The fourth-largest US bank Wells Fargo has reported the first quarterly loss since 2008 as COVID-19 has forced the company to add $8.4bn to credit reserve losses during the second quarter. The bank has also slashed its quarterly dividend by 80% and plans to make big cuts in expenses in the following quarters to support earnings.
Wells Fargo has generated second-quarter revenue of $17.8bn, down sharply from revenue of $21bn in the year-ago period. Net interest income declined $2.2bn from the previous year period while non-interest income dropped $1.5bn year over year.
The company blamed pandemic for the poor financial performance. “We are extremely disappointed in both our second-quarter results and our intent to reduce our dividend. Our view of the length and severity of the economic downturn has deteriorated considerably from the assumptions used last quarter, which drove the $8.4 billion addition to our credit loss reserve in the second quarter, Chief Executive Officer Charlie Scharf said.

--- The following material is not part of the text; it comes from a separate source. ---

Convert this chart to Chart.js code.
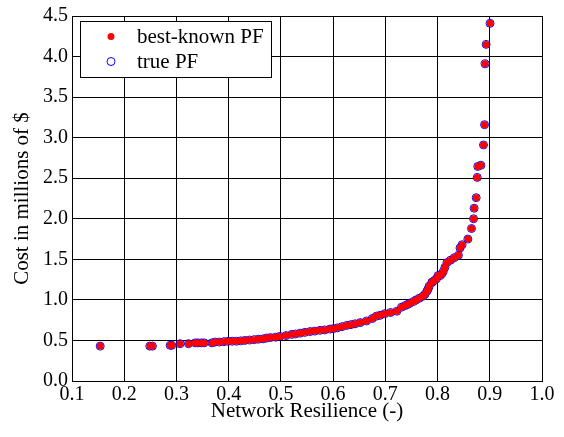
<!DOCTYPE html>
<html>
<head>
<meta charset="utf-8">
<script src="https://cdn.jsdelivr.net/npm/chart.js@4/dist/chart.umd.min.js"></script>
<style>
  html, body { margin: 0; padding: 0; background: #fff; }
  #wrap { width: 564px; height: 437px; }
</style>
</head>
<body>
<div id="wrap"><canvas id="pf"></canvas></div>
<script>
// Pareto front (resilience, cost in M$)
var resilience = [0.154, 0.249, 0.254, 0.288, 0.291, 0.307, 0.323, 0.336, 0.341, 0.348,
    0.353, 0.368, 0.374, 0.382, 0.391, 0.399, 0.407, 0.415, 0.423, 0.431,
    0.440, 0.449, 0.457, 0.466, 0.473, 0.480, 0.490, 0.498, 0.510, 0.521,
    0.528, 0.537, 0.546, 0.556, 0.565, 0.575, 0.584, 0.594, 0.600, 0.608,
    0.617, 0.626, 0.634, 0.642, 0.652, 0.664, 0.675, 0.683, 0.690, 0.699,
    0.710, 0.722, 0.731, 0.738, 0.743, 0.747, 0.754, 0.759, 0.765, 0.772,
    0.776, 0.780, 0.782, 0.784, 0.789, 0.790, 0.794, 0.798, 0.801, 0.805,
    0.808, 0.811, 0.814, 0.818, 0.825, 0.832, 0.840, 0.843, 0.847, 0.858,
    0.865, 0.869, 0.870, 0.874, 0.876, 0.877, 0.883, 0.888, 0.890, 0.891,
    0.893, 0.9005];
var cost = [0.43, 0.43, 0.43, 0.44, 0.44, 0.46, 0.46, 0.47, 0.47, 0.47,
    0.47, 0.47, 0.48, 0.48, 0.485, 0.49, 0.49, 0.49, 0.495, 0.50,
    0.505, 0.51, 0.515, 0.52, 0.53, 0.535, 0.54, 0.55, 0.56, 0.575,
    0.58, 0.59, 0.60, 0.61, 0.615, 0.625, 0.63, 0.64, 0.645, 0.655,
    0.67, 0.685, 0.695, 0.705, 0.72, 0.74, 0.77, 0.80, 0.81, 0.83,
    0.845, 0.86, 0.91, 0.93, 0.945, 0.96, 0.98, 1.00, 1.02, 1.045,
    1.07, 1.11, 1.135, 1.17, 1.215, 1.22, 1.24, 1.26, 1.30, 1.30,
    1.32, 1.35, 1.40, 1.46, 1.49, 1.52, 1.55, 1.64, 1.68, 1.75,
    1.88, 2.00, 2.13, 2.26, 2.51, 2.645, 2.66, 2.91, 3.16, 3.91,
    4.15, 4.41];

var xTicks = [0.1, 0.2, 0.3, 0.4, 0.5, 0.6, 0.7, 0.8, 0.9, 1.0];
var yTicks = [0.0, 0.5, 1.0, 1.5, 2.0, 2.5, 3.0, 3.5, 4.0, 4.5];

var points = [];
for (let i = 0; i < resilience.length; i++) {
    points.push({ x: resilience[i], y: cost[i] });
}

var serif = "'Liberation Serif', 'Times New Roman', serif";
Chart.defaults.font.family = serif;
Chart.defaults.color = '#000';

// legend box drawn inside the plot area
var boxLegend = {
    id: 'boxLegend',
    afterDraw: function(chart) {
        const c = chart.ctx;
        const ds = chart.data.datasets;
        c.save();
        c.fillStyle = '#fff';
        c.fillRect(80.5, 21.5, 191, 56);
        c.strokeStyle = '#000';
        c.lineWidth = 1;
        c.strokeRect(80.5, 21.5, 191, 56);
        c.font = "21px " + serif;
        c.textBaseline = 'middle';
        for (let i = 0; i < ds.length; i++) {
            const y = 36.5 + i * 25;
            c.beginPath();
            c.arc(111, y, ds[i].pointRadius, 0, Math.PI * 2);
            if (ds[i].pointBackgroundColor !== 'transparent') {
                c.fillStyle = ds[i].pointBackgroundColor;
                c.fill();
            }
            c.lineWidth = ds[i].pointBorderWidth;
            c.strokeStyle = ds[i].pointBorderColor;
            if (ds[i].pointBorderWidth > 0) c.stroke();
            c.fillStyle = '#000';
            c.fillText(ds[i].label, 137, y + 1);
        }
        c.restore();
    }
};

function makeChart() {
    const ctx = document.getElementById('pf').getContext('2d');
    const myChart = new Chart(ctx, {
        type: 'scatter',
        data: {
            datasets: [{
                label: 'best-known PF',
                data: points,
                pointRadius: 3.5,
                pointBackgroundColor: '#ff0000',
                pointBorderColor: '#ff0000',
                pointBorderWidth: 0,
            }, {
                label: 'true PF',
                data: points,
                pointRadius: 4,
                pointBackgroundColor: 'transparent',
                pointBorderColor: '#0000ff',
                pointBorderWidth: 1,
            }],
        },
        options: {
            responsive: true,
            maintainAspectRatio: false,
            animation: false,
            layout: { padding: { top: 13, right: 22, left: 0, bottom: 0 } },
            plugins: {
                legend: { display: false },
                tooltip: { enabled: false },
            },
            scales: {
                x: {
                    type: 'linear',
                    min: 0.1,
                    max: 1.0,
                    afterFit: function(s) { s.height = 56; },
                    afterBuildTicks: function(s) { s.ticks = xTicks.map(v => ({ value: v })); },
                    grid: { color: '#000', lineWidth: 1, drawTicks: false },
                    border: { color: '#000', width: 1 },
                    ticks: {
                        color: '#000',
                        padding: 2,
                        maxRotation: 0,
                        font: { family: serif, size: 20 },
                        callback: v => v.toFixed(1),
                    },
                    title: {
                        display: true,
                        text: 'Network Resilience (-)',
                        color: '#000',
                        font: { family: serif, size: 21 },
                        padding: { top: 0, bottom: 13 },
                    },
                },
                y: {
                    type: 'linear',
                    min: 0,
                    max: 4.5,
                    afterFit: function(s) { s.width = 72; },
                    afterBuildTicks: function(s) { s.ticks = yTicks.map(v => ({ value: v })); },
                    grid: { color: '#000', lineWidth: 1, drawTicks: false },
                    border: { color: '#000', width: 1 },
                    ticks: {
                        color: '#000',
                        padding: 4,
                        font: { family: serif, size: 20 },
                        callback: v => v.toFixed(1),
                    },
                    title: {
                        display: true,
                        text: 'Cost in millions of $',
                        color: '#000',
                        font: { family: serif, size: 21 },
                        padding: { top: 10, bottom: 0 },
                    },
                },
            },
        },
        plugins: [boxLegend],
    });
}

document.fonts.load("21px 'Liberation Serif'").then(makeChart, makeChart);
</script>
</body>
</html>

On the positive side, it’s loaning and deposits increased slightly from past year period. Its second-quarter loans jumped 3% year over year and deposits grew 9% during the same period.
The fourth-largest US bank plans to make big cuts in expenses in the coming quarters to improve margins and earnings. The expense cut will result in massive job losses, branch closures, and lowering operational expenses.
“Our expenses are at least $10 billion higher than they should be,” Scharf said. The bank plans to close 65 branches that are located in rural areas.
Wells Fargo stock price extended the downtrend following the second-quarter results. Its shares plunged more than 50% since the beginning of this year. The shares are currently trading around 52-weeks low of $22. The market analysts expect Wells Fargo stock price to feel more pain in the coming days.